Now to use this as a way to connect with your audience...
A good practice for ‘real-world’ services (with online portals and landing pages) and providers of SaaS (Software as a Service) is Humanization.
Check out this above-the-fold space for some obscure app no one knows about:
Evernote always, always makes it a point to have a person up there. And not just some cheesy stock photo model looking straight at the camera and smiling like a beauty pageant contestant, but someone who actually looks like a real person. They even subtly emphasize this person with creative 3D effects.
Key point: Humanization works great and it’s worth trying out for your own landing page.
Distraction / Information Overload
There are two things you can remember:
- Target specifically: Create one landing page per product/service. Your audience isn’t stupid, but let’s put direct their focus on one thing at a time. This also improves your conversion with simple math: More landing pages == More visitors == More chances to convert.
- Remove distractions, all of them: No menus or links that take visitors elsewhere. Proper placement (read F-pattern again) of text and pictures in relation to each other for most impact. Consider eye-tracking.
Testing and improving
This extensive process starts with landing pages, involves marketers, UX architects, developers, designers, and others, and goes on forever. Amazon never stops testing and improving its interface.

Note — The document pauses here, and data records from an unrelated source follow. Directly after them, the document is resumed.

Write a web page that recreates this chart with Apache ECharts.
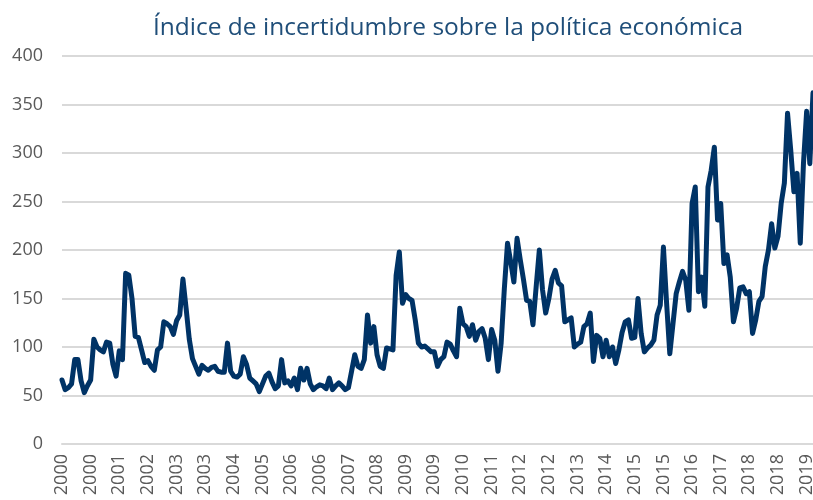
<!DOCTYPE html>
<html>
<head>
<meta charset="utf-8">
<script src="https://cdn.jsdelivr.net/npm/echarts@6/dist/echarts.min.js"></script>
<style>
  html, body { margin: 0; padding: 0; background: #fff; }
  #chart { width: 813px; height: 500px; }
</style>
</head>
<body>
<div id="chart"></div>
<script>
// valores mensuales, enero 2000 - septiembre 2019
var startYear = 2000;
var yTicks = [0, 50, 100, 150, 200, 250, 300, 350, 400];
var values = [
  66, 56, 58, 62, 87, 87, 65, 53, 60, 66, 108, 100,       // 2000
  97, 95, 105, 104, 82, 70, 96, 87, 176, 174, 150, 111,   // 2001
  110, 97, 84, 86, 80, 76, 97, 100, 126, 124, 121, 113,   // 2002
  127, 133, 170, 140, 108, 88, 80, 72, 81, 78, 76, 79,    // 2003
  80, 75, 74, 74, 104, 75, 70, 69, 72, 90, 82, 68,        // 2004
  65, 62, 54, 62, 70, 73, 64, 57, 60, 87, 63, 65,         // 2005
  60, 68, 56, 78, 66, 78, 62, 56, 59, 61, 60, 57,         // 2006
  68, 56, 60, 63, 60, 56, 58, 75, 92, 80, 78, 87,         // 2007
  133, 104, 121, 92, 80, 78, 99, 98, 97, 174, 198, 145,   // 2008
  154, 150, 148, 128, 104, 100, 101, 98, 95, 95, 80, 87,  // 2009
  90, 105, 103, 96, 90, 140, 124, 121, 111, 123, 107, 116, // 2010
  119, 109, 87, 118, 107, 75, 104, 160, 207, 188, 167, 212, // 2011
  190, 170, 148, 147, 123, 162, 200, 159, 135, 150, 170, 179, // 2012
  166, 163, 126, 128, 130, 100, 103, 105, 121, 124, 135, 85,  // 2013
  112, 109, 90, 107, 90, 100, 83, 97, 115, 126, 128, 109,     // 2014
  110, 150, 114, 95, 99, 102, 107, 133, 143, 203, 145, 93,    // 2015
  124, 155, 167, 178, 169, 138, 248, 265, 157, 172, 142, 265, // 2016
  282, 306, 231, 248, 186, 195, 172, 126, 140, 161, 162, 155, // 2017
  157, 114, 128, 147, 152, 183, 200, 227, 202, 214, 248, 269, // 2018
  341, 303, 260, 279, 207, 289, 343, 289, 362                 // 2019
];
var months = values.map(function (v, i) {
  var y = startYear + Math.floor(i / 12);
  var m = (i % 12) + 1;
  return y + '-' + (m < 10 ? '0' + m : m);
});

var chart = echarts.init(document.getElementById('chart'));
var option = {
  animation: false,
  title: {
    text: 'Índice de incertidumbre sobre la política económica',
    left: 443,
    textAlign: 'center',
    top: 11,
    textStyle: {
      fontFamily: 'Open Sans',
      fontSize: 24.5,
      fontWeight: 'normal',
      color: '#1f4e79'
    }
  },
  grid: {
    left: 62,
    right: 0,
    top: 56,
    bottom: 56,
    containLabel: false,
    outerBoundsMode: 'none'
  },
  xAxis: {
    type: 'category',
    data: months,
    boundaryGap: false,
    axisLine: { lineStyle: { color: '#d9d9d9', width: 2 } },
    axisTick: { show: false },
    axisLabel: {
      interval: 8,
      rotate: 90,
      margin: 10,
      color: '#595959',
      fontFamily: 'Open Sans',
      fontSize: 18,
      formatter: function (v) { return v.slice(0, 4); }
    }
  },
  yAxis: {
    type: 'value',
    min: yTicks[0],
    max: yTicks[yTicks.length - 1],
    interval: 50,
    axisLine: { show: false },
    axisTick: { show: false },
    splitLine: { lineStyle: { color: '#d9d9d9', width: 2 } },
    axisLabel: {
      margin: 19,
      color: '#595959',
      fontFamily: 'Open Sans',
      fontSize: 18
    }
  },
  series: [{
    type: 'line',
    data: values,
    symbol: 'none',
    lineStyle: { color: '#003366', width: 5, join: 'round', cap: 'round' },
    itemStyle: { color: '#003366' }
  }]
};
chart.setOption(option);
</script>
</body>
</html>
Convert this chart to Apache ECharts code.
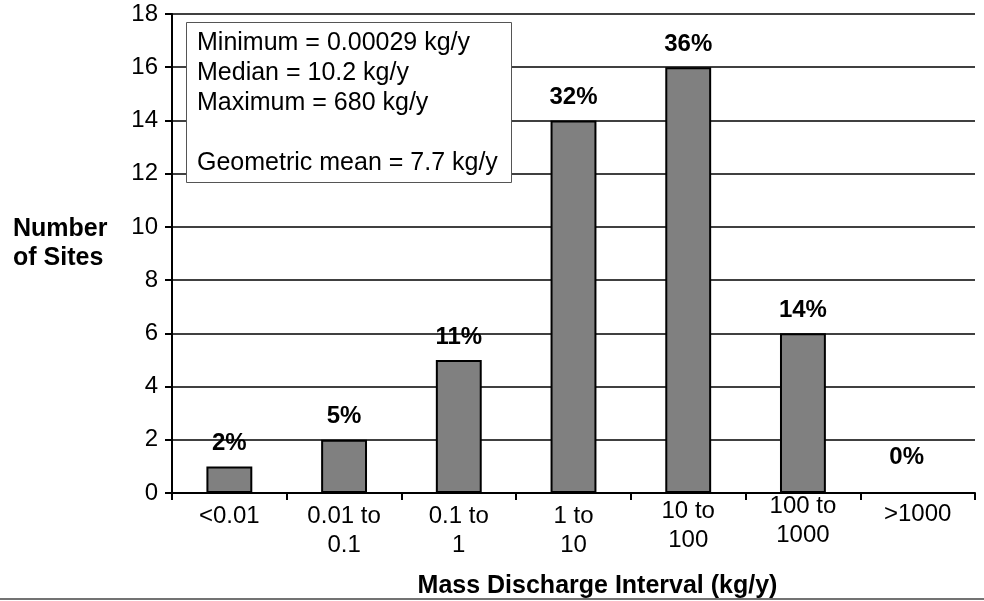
<!DOCTYPE html>
<html>
<head>
<meta charset="utf-8">
<script src="https://cdn.jsdelivr.net/npm/echarts@6/dist/echarts.min.js"></script>
<style>html,body{margin:0;padding:0;background:#fff}#c{width:984px;height:601px}</style>
</head>
<body>
<div id="c"></div>
<script>
var categories = ['<0.01', '0.01 to\n0.1', '0.1 to\n1', '1 to\n10', '10 to\n100', '100 to\n1000', '>1000'];
var siteCounts = [1, 2, 5, 14, 16, 6, 0];
var percentLabels = ['2%', '5%', '11%', '32%', '36%', '14%', '0%'];
var yTicks = [0, 2, 4, 6, 8, 10, 12, 14, 16, 18];
var statsLines = ['Minimum = 0.00029 kg/y', 'Median = 10.2 kg/y', 'Maximum = 680 kg/y', '', 'Geometric mean = 7.7 kg/y'];
var yTitle = 'Number\nof Sites';
var xTitle = 'Mass Discharge Interval (kg/y)';

var FONT = 'Liberation Sans, Arial, sans-serif';
var chart = echarts.init(document.getElementById('c'), null, {renderer: 'canvas'});

var catShift = [0, 0, 0, 0, -5, -10, -2];
var catData = categories.map(function (c, i) {
  var item = {value: c};
  if (catShift[i]) item.textStyle = {padding: [catShift[i], 0, 0, 0]};
  return item;
});

var barData = siteCounts.map(function (v, i) {
  var item = {value: v};
  if (v === 0) item.label = {offset: [-11, -12]};
  return item;
});

option = {
  animation: false,
  backgroundColor: '#fff',
  grid: {left: 172, right: 9, top: 14, bottom: 108, containLabel: false, outerBoundsMode: 'none'},
  xAxis: {
    type: 'category',
    data: catData,
    name: xTitle,
    nameLocation: 'middle',
    nameGap: 81,
    nameTextStyle: {fontFamily: FONT, fontSize: 25, fontWeight: 'bold', color: '#000', padding: [0, 0, 0, 48]},
    axisLine: {lineStyle: {color: '#000', width: 2}},
    axisTick: {show: true, alignWithLabel: false, length: 7, inside: false, lineStyle: {color: '#000', width: 2}},
    axisLabel: {interval: 0, margin: 9, fontFamily: FONT, fontSize: 24, color: '#000', lineHeight: 29},
    splitLine: {show: false}
  },
  yAxis: {
    type: 'value',
    min: 0,
    max: 18,
    interval: 2,
    axisLine: {show: true, lineStyle: {color: '#000', width: 2}},
    axisTick: {show: true, length: 7, lineStyle: {color: '#000', width: 2}},
    axisLabel: {margin: 14, fontFamily: FONT, fontSize: 24, color: '#000',
      formatter: function (v) { return yTicks.indexOf(v) >= 0 ? String(v) : ''; }},
    splitLine: {show: true, lineStyle: {color: '#000', width: 1.6}}
  },
  series: [{
    type: 'bar',
    data: barData,
    barWidth: '40%',
    itemStyle: {color: '#808080', borderColor: '#000', borderWidth: 2},
    label: {
      show: true,
      position: 'top',
      distance: 11,
      fontFamily: FONT,
      fontSize: 24,
      fontWeight: 'bold',
      color: '#000',
      formatter: function (p) { return percentLabels[p.dataIndex]; }
    },
    z: 3
  }],
  graphic: [
    {
      type: 'rect',
      z: 100,
      shape: {x: 186.5, y: 22.5, width: 325, height: 160},
      style: {fill: '#fff', stroke: '#555', lineWidth: 1}
    },
    {
      type: 'text',
      z: 101,
      left: 197,
      top: 28,
      style: {text: statsLines.join('\n'), font: '25px ' + FONT, fill: '#000', lineHeight: 30}
    },
    {
      type: 'text',
      z: 101,
      left: 13,
      top: 215,
      style: {text: yTitle, font: 'bold 25px ' + FONT, fill: '#000', lineHeight: 29}
    },
    {
      type: 'line',
      z: 101,
      shape: {x1: 0, y1: 599, x2: 984, y2: 599},
      style: {stroke: '#444', lineWidth: 1.5}
    }
  ]
};
chart.setOption(option);
</script>
</body>
</html>
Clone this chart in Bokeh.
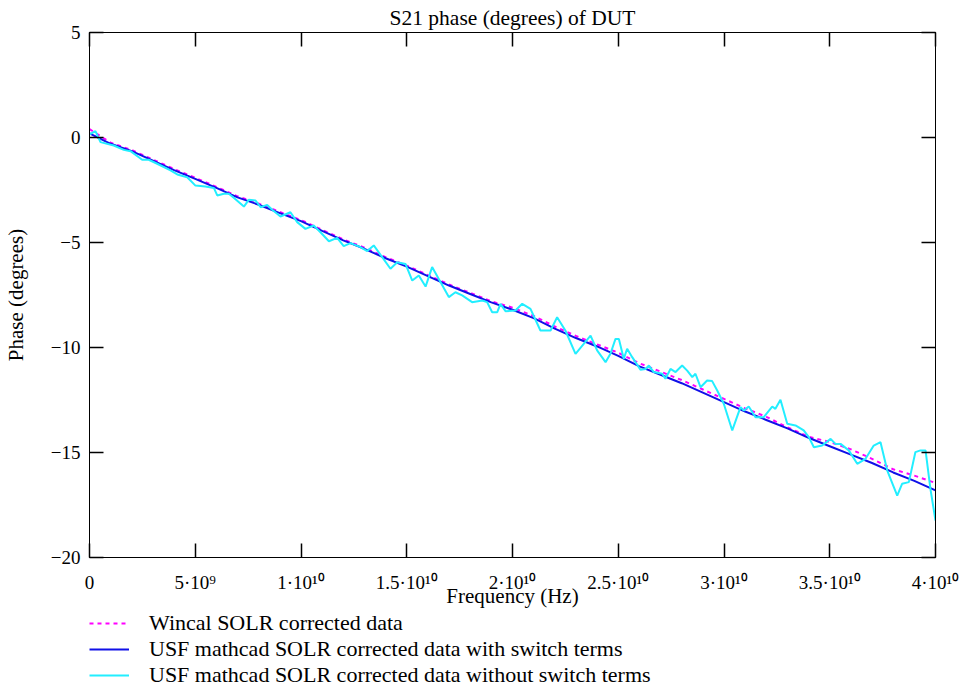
from bokeh.plotting import figure
from bokeh.models import Range1d, LinearAxis, FixedTicker, Legend, LegendItem
from bokeh.layouts import column
from bokeh.embed import file_html
from bokeh.resources import INLINE

FONT = "Liberation Serif"

# ---------------- data ----------------
title_text = "S21 phase (degrees) of DUT"
x_label = "Frequency (Hz)"
y_label = "Phase (degrees)"

x_ticks_hz = [0, 5e9, 1e10, 1.5e10, 2e10, 2.5e10, 3e10, 3.5e10, 4e10]
x_tick_labels = ["0", "5·10⁹", "1·10¹⁰", "1.5·10¹⁰", "2·10¹⁰", "2.5·10¹⁰",
                 "3·10¹⁰", "3.5·10¹⁰", "4·10¹⁰"]
y_ticks = [-20, -15, -10, -5, 0, 5]
y_tick_labels = ["−20", "−15", "−10", "−5", "0", "5"]

series_names = ["Wincal SOLR corrected data",
                "USF mathcad SOLR corrected data with switch terms",
                "USF mathcad SOLR corrected data without switch terms"]
series_colors = ["#FF00FF", "#1010E8", "#22EEFF"]
series_dash = ["4 4", "solid", "solid"]

# Wincal SOLR (magenta, dotted), 1 GHz steps
wincal_ghz = list(range(0, 41))
wincal_phase = [0.4, -0.25, -0.6, -1.05, -1.5, -1.92, -2.35, -2.8, -3.15, -3.55,
                -3.93, -4.4, -4.85, -5.25, -5.7, -6.1, -6.55, -7.0, -7.4, -7.8,
                -8.1, -8.5, -9.0, -9.45, -9.85, -10.25, -10.75, -11.15, -11.55, -12.0,
                -12.45, -12.9, -13.3, -13.8, -14.25, -14.5, -14.85, -15.3, -15.8, -16.1,
                -16.45]

# USF with switch terms (blue), 1 GHz steps
with_sw_ghz = list(range(0, 41))
with_sw_phase = [0.2, -0.3, -0.65, -1.1, -1.55, -1.97, -2.4, -2.85, -3.2, -3.6,
                 -3.98, -4.45, -4.9, -5.3, -5.75, -6.15, -6.6, -7.05, -7.45, -7.85,
                 -8.2, -8.6, -9.1, -9.55, -9.95, -10.4, -10.9, -11.3, -11.7, -12.15,
                 -12.6, -13.05, -13.45, -13.85, -14.3, -14.7, -15.1, -15.5, -15.95, -16.35,
                 -16.8]

# USF without switch terms (cyan)
no_sw_ghz = [0.0, 0.28, 0.52, 1.15, 1.62, 1.94, 2.49, 2.80, 3.20, 3.83,
             4.15, 4.62, 5.01, 5.48, 5.88, 6.04, 6.35, 6.59, 6.82, 7.30,
             7.53, 7.85, 8.09, 8.40, 8.64, 9.03, 9.50, 9.82, 10.21, 10.60,
             10.92, 11.32, 11.71, 12.02, 12.34, 12.81, 13.13, 13.44, 13.84, 14.23,
             14.55, 14.94, 15.26, 15.57, 15.89, 16.20, 16.60, 16.99, 17.30, 17.62,
             18.09, 18.57, 18.80, 19.04, 19.28, 19.43, 19.67, 20.14, 20.46, 20.85,
             21.32, 21.80, 22.11, 22.50, 22.98, 23.69, 24.00, 24.40, 24.63, 24.87,
             25.03, 25.26, 25.42, 25.66, 26.05, 26.29, 26.45, 26.68, 27.08, 27.23,
             27.47, 27.71, 28.02, 28.26, 28.50, 28.65, 28.89, 29.20, 29.44, 29.68,
             29.99, 30.39, 30.78, 30.94, 31.17, 31.49, 31.88, 32.28, 32.43, 32.67,
             32.99, 33.38, 33.77, 34.01, 34.25, 34.64, 35.04, 35.27, 35.51, 35.90,
             36.30, 36.69, 37.08, 37.40, 37.72, 38.03, 38.19, 38.42, 38.74, 39.05,
             39.29, 39.53, 39.76, 40.00]
no_sw_phase = [0.15, 0.30, -0.22, -0.38, -0.59, -0.65, -1.06, -1.06, -1.25, -1.57,
               -1.76, -1.89, -2.29, -2.33, -2.40, -2.76, -2.68, -2.68, -2.87, -3.29,
               -2.97, -3.00, -3.32, -3.21, -3.44, -3.76, -3.56, -4.03, -4.35, -4.19,
               -4.51, -4.94, -4.78, -5.17, -5.03, -5.22, -5.41, -5.14, -5.70, -6.25,
               -5.94, -6.02, -6.81, -6.57, -7.10, -6.17, -6.89, -7.60, -7.37, -7.52,
               -7.84, -7.76, -7.84, -8.32, -8.32, -7.92, -8.27, -8.24, -7.92, -8.16,
               -9.19, -9.19, -8.56, -9.19, -10.30, -9.43, -10.14, -10.70, -10.30, -9.59,
               -9.59, -10.54, -10.06, -10.46, -11.06, -11.02, -10.86, -11.17, -11.25, -11.49,
               -11.02, -11.17, -10.86, -11.10, -11.41, -11.25, -11.89, -11.57, -11.60, -12.05,
               -12.68, -13.95, -12.84, -13.00, -12.81, -13.32, -13.32, -12.81, -12.92, -12.49,
               -13.63, -13.71, -13.95, -14.27, -14.75, -14.67, -14.35, -14.59, -14.59, -14.90,
               -15.54, -15.30, -14.67, -14.51, -15.86, -16.65, -17.05, -16.49, -16.41, -14.98,
               -14.90, -14.90, -16.73, -18.24]

series_x = [[g * 1e9 for g in wincal_ghz],
            [g * 1e9 for g in with_sw_ghz],
            [g * 1e9 for g in no_sw_ghz]]
series_y = [wincal_phase, with_sw_phase, no_sw_phase]

# ---------------- main figure ----------------
p = figure(frame_width=846, frame_height=525,
           x_range=Range1d(0, 4e10), y_range=Range1d(-20, 5),
           output_backend="svg", toolbar_location=None,
           min_border_left=89, min_border_right=26,
           min_border_top=32, min_border_bottom=0,
           x_axis_type=None, y_axis_type=None)
p.background_fill_color = "white"
p.border_fill_color = "white"
p.outline_line_color = "black"
p.outline_line_width = 1
p.xgrid.visible = False
p.ygrid.visible = False

p.title.text = title_text
p.title.align = "center"
p.title.text_font = FONT
p.title.text_font_size = "21.5px"
p.title.text_font_style = "normal"
p.title.text_color = "black"
p.title.standoff = 5
p.title.offset = 0


def style_axis(ax, labels, ticks, show_labels):
    ax.ticker = FixedTicker(ticks=ticks)
    ax.major_tick_in = 14
    ax.major_tick_out = 0
    ax.minor_tick_line_color = None
    ax.axis_line_color = "black"
    ax.major_tick_line_color = "black"
    ax.major_tick_line_width = 1.5
    if show_labels:
        ax.major_label_overrides = {t: l for t, l in zip(ticks, labels)}
        ax.major_label_text_font = FONT
        ax.major_label_text_font_size = "19px"
        ax.major_label_text_color = "black"
    else:
        ax.major_label_overrides = {t: "" for t in ticks}
        ax.major_label_text_font_size = "0px"
        ax.major_label_standoff = 0


xb = LinearAxis()
style_axis(xb, x_tick_labels, x_ticks_hz, True)
xb.major_label_standoff = 14
xb.axis_label = x_label
xb.axis_label_text_font = FONT
xb.axis_label_text_font_size = "21px"
xb.axis_label_text_font_style = "normal"
xb.axis_label_text_color = "black"
xb.axis_label_standoff = -12
p.add_layout(xb, "below")

xt = LinearAxis()
style_axis(xt, x_tick_labels, x_ticks_hz, False)
p.add_layout(xt, "above")

yl = LinearAxis()
style_axis(yl, y_tick_labels, y_ticks, True)
yl.major_label_standoff = 9
yl.axis_label = y_label
yl.axis_label_text_font = FONT
yl.axis_label_text_font_size = "21px"
yl.axis_label_text_font_style = "normal"
yl.axis_label_text_color = "black"
yl.axis_label_standoff = 20
p.add_layout(yl, "left")

yr = LinearAxis()
style_axis(yr, y_tick_labels, y_ticks, False)
p.add_layout(yr, "right")

for xs, ys, col, dash in zip(series_x, series_y, series_colors, series_dash):
    p.line(xs, ys, line_color=col, line_width=2, line_dash=dash)

# ---------------- legend strip below the chart ----------------
# same series drawn far outside this strip's visible range: only their legend keys show
lg = figure(width=961, height=87, x_range=Range1d(0, 1), y_range=Range1d(100, 101),
            output_backend="svg", toolbar_location=None,
            min_border_left=88, min_border_right=0,
            min_border_top=0, min_border_bottom=0,
            x_axis_type=None, y_axis_type=None)
lg.outline_line_color = None
lg.background_fill_color = "white"
lg.border_fill_color = "white"
lg.grid.visible = False

keys = []
for name, xs, ys, col, dash in zip(series_names, series_x, series_y,
                                   series_colors, series_dash):
    r = lg.line(xs, ys, line_color=col, line_width=2, line_dash=dash)
    keys.append(LegendItem(label=name, renderers=[r]))

legend = Legend(items=keys, location="top_left", orientation="vertical")
legend.label_text_font = FONT
legend.label_text_font_size = "22px"
legend.label_text_color = "black"
legend.glyph_width = 40
legend.glyph_height = 20
legend.label_height = 20
legend.label_standoff = 20
legend.spacing = -7
legend.padding = 0
legend.margin = 0
legend.border_line_color = None
legend.background_fill_alpha = 0
lg.add_layout(legend, "center")

layout = column(p, lg, spacing=0)
open("out.html", "w").write(file_html(layout, INLINE))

That is terrifying, but if you aren’t achieving (realistic) goals your landing page was designed for, there’s something wrong and it needs to be fixed.
Essentially
No one can create a great landing page in one shot. Things will always need tweaking to achieve perfection. And that’s half the fun in designing landing pages (the rest comes from finally getting it right).
Keep researching, testing, and improving. That’s the only advice you’ll eventually follow at the end of the day.